Je me souviens de l’élection de Salvador Allende.

De la folie joyeuse qui s’était emparée peu à peu de la foule. Des rires et des embrassades dans la rue avec des inconnus qui n’étaient plus des inconnus puisqu’ils se réjouissaient aussi.

Ce 4 septembre 1970, Santiago sortait de l’hiver ; la nuit allait tomber. On avait attendu longtemps les résultats de cette présidentielle si dis- putée. Trop longtemps sans doute pour l’impatience inquiète de ceux qui caressaient encore l’espoir d’une victoire de la gauche et qui frémissaient de l’envie de sortir crier leur joie dans les rues.

Au début, un bruit s’était répandu, inquiétant. Des trois candidats, c’était celui de droite qui l’emportait. Déjà, les partisans de Jorge Alessandri descendaient des beaux quartiers vers le centre-ville en brandissant, narquois, des drapeaux chiliens aux portières des voitures, dans un concert de klaxons. Et puis la rumeur s’était dégonflée, les estimations avaient basculé. Les klaxonneurs, moins farauds, étaient remontés vers leurs demeures cossues au pied de la Cordillère.

On avait encore attendu. Et soudain, ce fut comme une houle. Allende arrivait en tête ! Allende, porté par la coalition de l’Unité populaire. Socialistes, communistes, radicaux, chrétiens de gauche s’étaient unis face à une droite divisée.

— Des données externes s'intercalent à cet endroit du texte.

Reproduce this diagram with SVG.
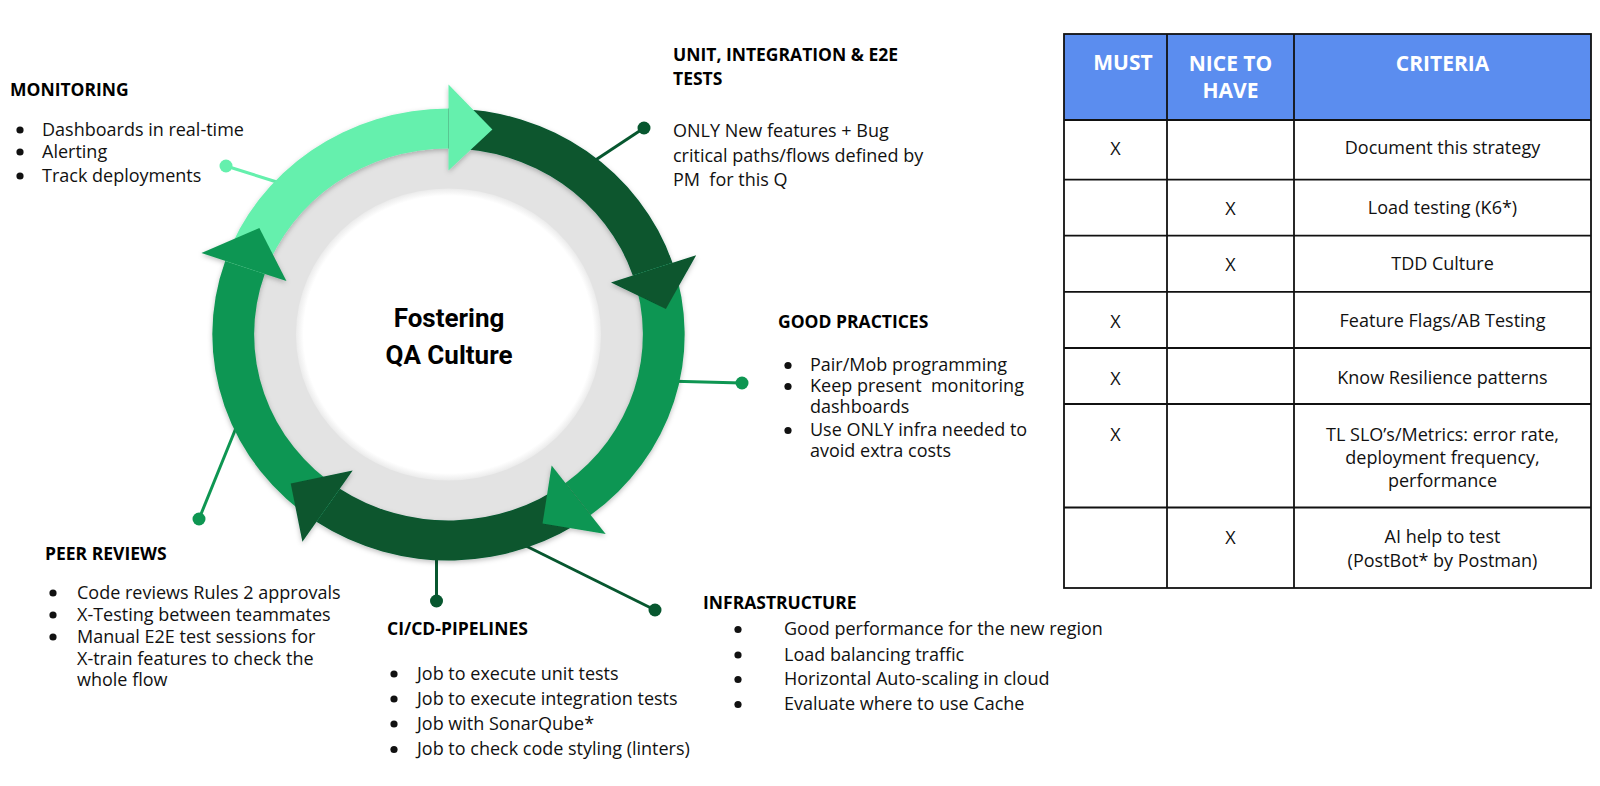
<svg xmlns="http://www.w3.org/2000/svg" width="1600" height="786" viewBox="0 0 1600 786">
<style>
.h{font-family:"Open Sans","Liberation Sans",sans-serif;font-weight:700;font-size:17.5px;fill:#000}
.b{font-family:"Open Sans","Liberation Sans",sans-serif;font-size:18px;fill:#111;white-space:pre}
.c{font-family:"Open Sans","Liberation Sans",sans-serif;font-size:18px;fill:#111;text-anchor:middle}
.th{font-family:"Open Sans","Liberation Sans",sans-serif;font-weight:700;font-size:21px;fill:#fff;text-anchor:middle}
.ctr{font-family:Roboto,"Liberation Sans",sans-serif;font-weight:700;font-size:26px;fill:#000;text-anchor:middle}
.light{fill:#65F0AD}.dark{fill:#07572F}.med{fill:#0E9652}
.lnL{stroke:#65F0AD;stroke-width:3}.lnD{stroke:#07572F;stroke-width:3}.lnM{stroke:#0E9652;stroke-width:3}
.grid{stroke:#111;stroke-width:1.8;fill:none}
</style>
<defs>
<filter id="sh" x="-20%" y="-20%" width="140%" height="140%">
<feDropShadow dx="0" dy="2" stdDeviation="2.5" flood-color="#000" flood-opacity="0.25"/>
</filter>
<radialGradient id="wg" cx="0.5" cy="0.5" r="0.5">
<stop offset="0.95" stop-color="#fff"/>
<stop offset="1" stop-color="#ebebeb"/>
</radialGradient>
</defs>
<rect width="1600" height="786" fill="#fff"/>

<g id="connectors">
<line class="lnL" x1="226" y1="166" x2="280" y2="183"/><circle class="light" cx="226" cy="166" r="6.5"/>
<line class="lnD" x1="644" y1="128" x2="588" y2="165"/><circle class="dark" cx="644" cy="128" r="6.5"/>
<line class="lnM" x1="742" y1="383" x2="665" y2="381"/><circle class="med" cx="742" cy="383" r="6.5"/>
<line class="lnM" x1="199" y1="519" x2="240" y2="418"/><circle class="med" cx="199" cy="519" r="6.5"/>
<line class="lnD" x1="436.5" y1="601" x2="436.5" y2="545"/><circle class="dark" cx="436.5" cy="601" r="6.5"/>
<line class="lnD" x1="655" y1="610" x2="518" y2="542"/><circle class="dark" cx="655" cy="610" r="6.5"/>
</g>

<g id="cycle" transform="translate(448.5,334.5) scale(1.045,1)">
<circle r="190" fill="#E3E3E3"/>
<circle r="146" fill="url(#wg)"/>
<g filter="url(#sh)">
<path class="light" d="M -213.69 -73.58 A 226 226 0 0 1 0 -226 L 0 -186 A 186 186 0 0 0 -175.87 -60.56 Z"/>
<path class="dark" d="M 0 -226 A 226 226 0 0 1 214.32 -71.71 L 176.39 -59.02 A 186 186 0 0 0 0 -186 Z"/>
<path class="med" d="M 214.32 -71.71 A 226 226 0 0 1 136.01 180.49 L 111.94 148.55 A 186 186 0 0 0 176.39 -59.02 Z"/>
<path class="dark" d="M 136.01 180.49 A 226 226 0 0 1 -126.38 187.36 L -104.01 154.20 A 186 186 0 0 0 111.94 148.55 Z"/>
<path class="med" d="M -126.38 187.36 A 226 226 0 0 1 -213.69 -73.58 L -175.87 -60.56 A 186 186 0 0 0 -104.01 154.20 Z"/>
<polygon class="light" points="0,-164 0,-250 42,-205"/>
<polygon class="dark" points="155.52,-52.04 237,-79.3 208,-25.5"/>
<polygon class="med" points="98.70,130.98 150.4,199.6 90,189"/>
<polygon class="dark" points="-91.71,135.96 -139.8,207.2 -151,149"/>
<polygon class="med" points="-155.07,-53.39 -236.4,-81.4 -181,-106.5"/>
</g>
</g>
<g id="center-label">
<text class="ctr" x="449" y="327.3">Fostering</text>
<text class="ctr" x="449" y="364">QA Culture</text>
</g>

<g id="monitoring">
<text class="h" x="10" y="96">MONITORING</text>
<circle cx="20" cy="130" r="3.6" fill="#111"/><text class="b" x="42" y="135.5">Dashboards in real-time</text>
<circle cx="20" cy="152" r="3.6" fill="#111"/><text class="b" x="42" y="157.5">Alerting</text>
<circle cx="20" cy="176" r="3.6" fill="#111"/><text class="b" x="42" y="181.5">Track deployments</text>
</g>

<g id="unit-tests">
<text class="h" x="673" y="61">UNIT, INTEGRATION &amp; E2E</text>
<text class="h" x="673" y="85">TESTS</text>
<text class="b" x="673" y="136.5">ONLY New features + Bug</text>
<text class="b" x="673" y="161.5">critical paths/flows defined by</text>
<text class="b" x="673" y="186">PM  for this Q</text>
</g>

<g id="good-practices">
<text class="h" x="778" y="327.5">GOOD PRACTICES</text>
<circle cx="788" cy="365.5" r="3.6" fill="#111"/><text class="b" x="810" y="370.7">Pair/Mob programming</text>
<circle cx="788" cy="386.5" r="3.6" fill="#111"/><text class="b" x="810" y="391.7">Keep present  monitoring</text>
<text class="b" x="810" y="412.7">dashboards</text>
<circle cx="788" cy="430.5" r="3.6" fill="#111"/><text class="b" x="810" y="436">Use ONLY infra needed to</text>
<text class="b" x="810" y="457">avoid extra costs</text>
</g>

<g id="peer-reviews">
<text class="h" x="45" y="560">PEER REVIEWS</text>
<circle cx="53" cy="593" r="3.6" fill="#111"/><text class="b" x="77" y="598.5">Code reviews Rules 2 approvals</text>
<circle cx="53" cy="615" r="3.6" fill="#111"/><text class="b" x="77" y="620.5">X-Testing between teammates</text>
<circle cx="53" cy="637" r="3.6" fill="#111"/><text class="b" x="77" y="642.7">Manual E2E test sessions for</text>
<text class="b" x="77" y="664.5">X-train features to check the</text>
<text class="b" x="77" y="685.7">whole flow</text>
</g>

<g id="cicd-pipelines">
<text class="h" x="387" y="635">CI/CD-PIPELINES</text>
<circle cx="394" cy="674" r="3.6" fill="#111"/><text class="b" x="417" y="679.5">Job to execute unit tests</text>
<circle cx="394" cy="699" r="3.6" fill="#111"/><text class="b" x="417" y="704.5">Job to execute integration tests</text>
<circle cx="394" cy="724" r="3.6" fill="#111"/><text class="b" x="417" y="729.5">Job with SonarQube*</text>
<circle cx="394" cy="749.5" r="3.6" fill="#111"/><text class="b" x="417" y="755">Job to check code styling (linters)</text>
</g>

<g id="infrastructure">
<text class="h" x="703" y="609">INFRASTRUCTURE</text>
<circle cx="738" cy="629.5" r="3.6" fill="#111"/><text class="b" x="784" y="635">Good performance for the new region</text>
<circle cx="738" cy="655" r="3.6" fill="#111"/><text class="b" x="784" y="660.5">Load balancing traffic</text>
<circle cx="738" cy="679.5" r="3.6" fill="#111"/><text class="b" x="784" y="685">Horizontal Auto-scaling in cloud</text>
<circle cx="738" cy="704.5" r="3.6" fill="#111"/><text class="b" x="784" y="710">Evaluate where to use Cache</text>
</g>

<g id="criteria-table">
<rect x="1064" y="34" width="527" height="86" fill="#5B8DEF"/>
<rect class="grid" x="1064" y="34" width="527" height="554"/>
<line class="grid" x1="1167" y1="34" x2="1167" y2="588"/>
<line class="grid" x1="1294" y1="34" x2="1294" y2="588"/>
<line class="grid" x1="1064" y1="120" x2="1591" y2="120"/>
<line class="grid" x1="1064" y1="179.6" x2="1591" y2="179.6"/>
<line class="grid" x1="1064" y1="235.7" x2="1591" y2="235.7"/>
<line class="grid" x1="1064" y1="291.8" x2="1591" y2="291.8"/>
<line class="grid" x1="1064" y1="348" x2="1591" y2="348"/>
<line class="grid" x1="1064" y1="404" x2="1591" y2="404"/>
<line class="grid" x1="1064" y1="507.5" x2="1591" y2="507.5"/>
<text class="th" x="1123" y="70">MUST</text>
<text class="th" x="1230.5" y="71">NICE TO</text>
<text class="th" x="1230.5" y="97.5">HAVE</text>
<text class="th" x="1442.5" y="71">CRITERIA</text>
<text class="c" x="1115.5" y="155">X</text>
<text class="c" x="1442.5" y="154">Document this strategy</text>
<text class="c" x="1230.5" y="214.5">X</text>
<text class="c" x="1442.5" y="213.5">Load testing (K6*)</text>
<text class="c" x="1230.5" y="271">X</text>
<text class="c" x="1442.5" y="269.5">TDD Culture</text>
<text class="c" x="1115.5" y="328">X</text>
<text class="c" x="1442.5" y="326.5">Feature Flags/AB Testing</text>
<text class="c" x="1115.5" y="385">X</text>
<text class="c" x="1442.5" y="383.5">Know Resilience patterns</text>
<text class="c" x="1115.5" y="441">X</text>
<text class="c" x="1442.5" y="441">TL SLO’s/Metrics: error rate,</text>
<text class="c" x="1442.5" y="464">deployment frequency,</text>
<text class="c" x="1442.5" y="487">performance</text>
<text class="c" x="1230.5" y="544">X</text>
<text class="c" x="1442.5" y="543">AI help to test</text>
<text class="c" x="1442.5" y="567">(PostBot* by Postman)</text>
</g>
</svg>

Cette fois, la victoire était bien là. On hésitait encore, presque incrédules. Pourtant, les chiffres parlaient. Ce n’était peut-être pas un raz-de-marée, mais qui s’en souciait ? Avec plus de 36 % des suffrages, le candidat de la gauche devançait nettement le vieux conservateur Alessandri et, de loin, le démocrate-chrétien Radomiro Tomic. Sans équivoque, Allende faisait le meilleur score. L’éternel vaincu des présidentielles, celui qui, après trois échecs, ironisait, sarcastique, sur l’épitaphe qu’on lui accorderait à sa mort : « Allende, candidat à la présidence », le voilà à présent qui faisait mentir les Cassandre.On criait, on sautait - « El que no salta es momio ! » (...)"

-> L’article est à retrouver en intégralité dans le numéro actuel de Manière de Voir (Ed. Monde Diplomatique) actuellement en kiosque sur "Les gauches au pouvoir"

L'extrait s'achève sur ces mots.